Required task => Collect from the data below each line with "this".

Entries supplied =>
========================================

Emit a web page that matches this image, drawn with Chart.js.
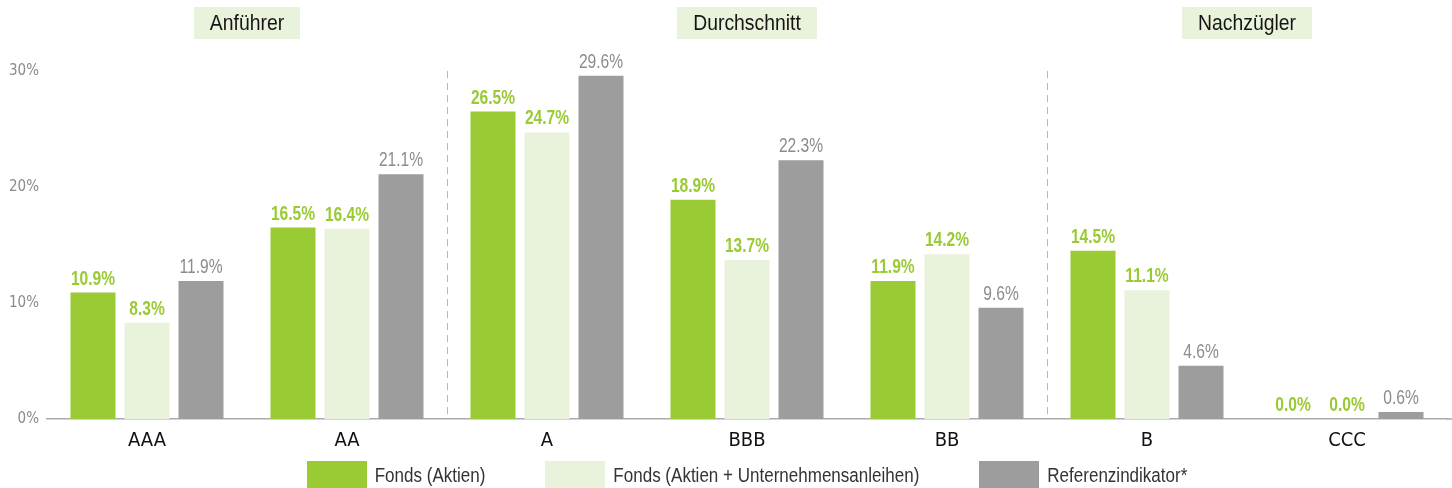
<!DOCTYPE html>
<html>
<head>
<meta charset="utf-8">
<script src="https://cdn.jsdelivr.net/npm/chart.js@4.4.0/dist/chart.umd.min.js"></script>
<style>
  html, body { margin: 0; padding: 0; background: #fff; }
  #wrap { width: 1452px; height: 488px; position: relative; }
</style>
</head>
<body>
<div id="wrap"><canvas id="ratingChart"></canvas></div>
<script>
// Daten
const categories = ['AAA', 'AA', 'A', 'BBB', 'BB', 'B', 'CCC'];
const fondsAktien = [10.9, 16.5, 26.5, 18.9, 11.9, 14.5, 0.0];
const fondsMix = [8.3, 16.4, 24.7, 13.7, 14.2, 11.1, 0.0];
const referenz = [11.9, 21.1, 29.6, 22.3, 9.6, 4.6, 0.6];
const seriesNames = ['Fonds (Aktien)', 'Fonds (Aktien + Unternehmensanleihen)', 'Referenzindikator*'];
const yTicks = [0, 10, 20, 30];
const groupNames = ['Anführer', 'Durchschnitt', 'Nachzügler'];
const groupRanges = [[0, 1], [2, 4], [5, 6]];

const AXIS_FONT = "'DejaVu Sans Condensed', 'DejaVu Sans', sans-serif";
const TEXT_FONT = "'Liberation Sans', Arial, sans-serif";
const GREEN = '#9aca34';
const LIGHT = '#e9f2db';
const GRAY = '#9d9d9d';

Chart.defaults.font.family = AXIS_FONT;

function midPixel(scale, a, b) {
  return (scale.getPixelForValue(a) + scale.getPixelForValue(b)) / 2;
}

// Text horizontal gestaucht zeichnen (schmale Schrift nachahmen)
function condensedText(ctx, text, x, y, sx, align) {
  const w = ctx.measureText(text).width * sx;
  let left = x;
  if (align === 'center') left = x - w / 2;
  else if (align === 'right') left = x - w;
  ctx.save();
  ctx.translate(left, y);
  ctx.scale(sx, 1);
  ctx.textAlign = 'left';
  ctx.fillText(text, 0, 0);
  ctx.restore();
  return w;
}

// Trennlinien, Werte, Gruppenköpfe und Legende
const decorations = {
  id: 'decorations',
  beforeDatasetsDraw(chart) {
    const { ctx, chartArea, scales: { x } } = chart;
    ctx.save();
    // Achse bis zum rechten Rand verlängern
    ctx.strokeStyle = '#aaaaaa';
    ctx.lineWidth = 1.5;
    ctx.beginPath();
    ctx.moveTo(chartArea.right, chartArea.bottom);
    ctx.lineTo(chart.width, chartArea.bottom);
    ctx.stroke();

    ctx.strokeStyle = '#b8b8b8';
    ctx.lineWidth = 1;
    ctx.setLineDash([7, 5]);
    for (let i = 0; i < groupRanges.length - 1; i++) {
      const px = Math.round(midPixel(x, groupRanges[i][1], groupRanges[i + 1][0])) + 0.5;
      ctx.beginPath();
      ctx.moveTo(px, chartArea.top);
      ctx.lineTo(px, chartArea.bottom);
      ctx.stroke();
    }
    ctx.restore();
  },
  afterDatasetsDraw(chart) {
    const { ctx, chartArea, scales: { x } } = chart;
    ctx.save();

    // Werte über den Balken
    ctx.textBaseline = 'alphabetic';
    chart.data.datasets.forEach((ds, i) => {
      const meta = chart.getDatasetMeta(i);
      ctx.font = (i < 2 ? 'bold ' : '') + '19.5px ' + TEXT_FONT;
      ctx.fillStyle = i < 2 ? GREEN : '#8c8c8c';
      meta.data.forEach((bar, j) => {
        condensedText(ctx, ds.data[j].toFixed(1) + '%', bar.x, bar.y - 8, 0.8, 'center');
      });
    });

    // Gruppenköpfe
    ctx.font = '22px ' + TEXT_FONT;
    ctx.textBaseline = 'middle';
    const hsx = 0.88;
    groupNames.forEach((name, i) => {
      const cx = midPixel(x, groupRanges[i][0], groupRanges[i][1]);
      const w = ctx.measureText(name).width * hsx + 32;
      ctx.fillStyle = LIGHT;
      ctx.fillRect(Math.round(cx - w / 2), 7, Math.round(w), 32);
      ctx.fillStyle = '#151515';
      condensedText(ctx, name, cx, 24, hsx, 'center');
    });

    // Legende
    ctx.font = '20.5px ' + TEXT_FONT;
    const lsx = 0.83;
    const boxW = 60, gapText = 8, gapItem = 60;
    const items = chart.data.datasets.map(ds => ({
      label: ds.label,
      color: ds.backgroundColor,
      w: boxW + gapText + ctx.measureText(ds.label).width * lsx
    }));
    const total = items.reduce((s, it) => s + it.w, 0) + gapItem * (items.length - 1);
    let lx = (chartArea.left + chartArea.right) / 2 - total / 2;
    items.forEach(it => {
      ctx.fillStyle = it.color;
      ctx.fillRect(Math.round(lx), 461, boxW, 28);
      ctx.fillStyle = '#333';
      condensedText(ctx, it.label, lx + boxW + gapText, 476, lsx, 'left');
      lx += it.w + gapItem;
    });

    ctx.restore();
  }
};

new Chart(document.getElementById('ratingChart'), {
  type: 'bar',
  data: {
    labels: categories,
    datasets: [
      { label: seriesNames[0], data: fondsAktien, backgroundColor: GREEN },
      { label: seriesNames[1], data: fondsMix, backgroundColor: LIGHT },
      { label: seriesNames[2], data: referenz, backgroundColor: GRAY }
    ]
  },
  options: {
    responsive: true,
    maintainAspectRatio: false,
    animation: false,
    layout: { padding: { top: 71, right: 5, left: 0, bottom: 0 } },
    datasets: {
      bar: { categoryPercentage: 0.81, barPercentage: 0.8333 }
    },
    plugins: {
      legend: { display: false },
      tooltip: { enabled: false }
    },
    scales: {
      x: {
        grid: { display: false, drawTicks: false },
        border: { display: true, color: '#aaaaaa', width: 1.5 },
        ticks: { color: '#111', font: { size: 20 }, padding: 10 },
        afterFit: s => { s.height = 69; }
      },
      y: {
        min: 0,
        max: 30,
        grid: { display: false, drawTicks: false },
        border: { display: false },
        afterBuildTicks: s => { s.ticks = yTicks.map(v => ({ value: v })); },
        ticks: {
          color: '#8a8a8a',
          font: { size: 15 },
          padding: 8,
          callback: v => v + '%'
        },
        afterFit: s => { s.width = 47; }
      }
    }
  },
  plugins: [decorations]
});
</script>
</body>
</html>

========================================

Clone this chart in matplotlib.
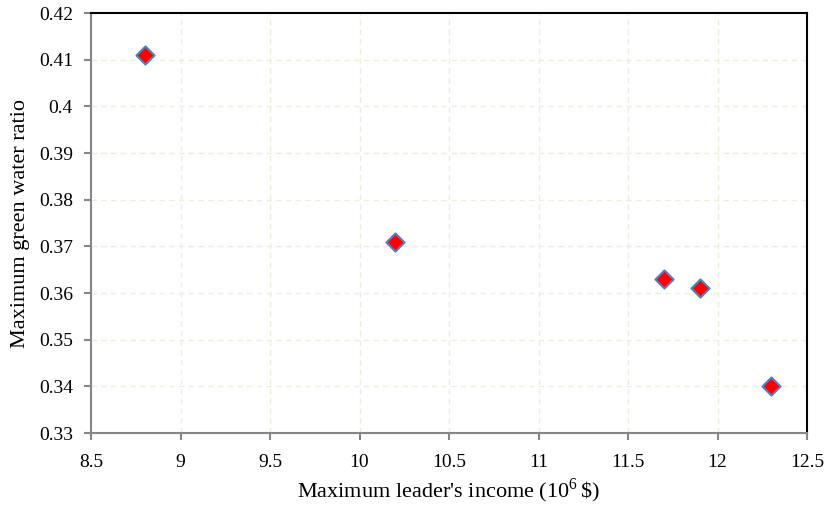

========================================

Problem solution =>
Emit a web page that matches this image, drawn with Chart.js.
Clone this chart in matplotlib.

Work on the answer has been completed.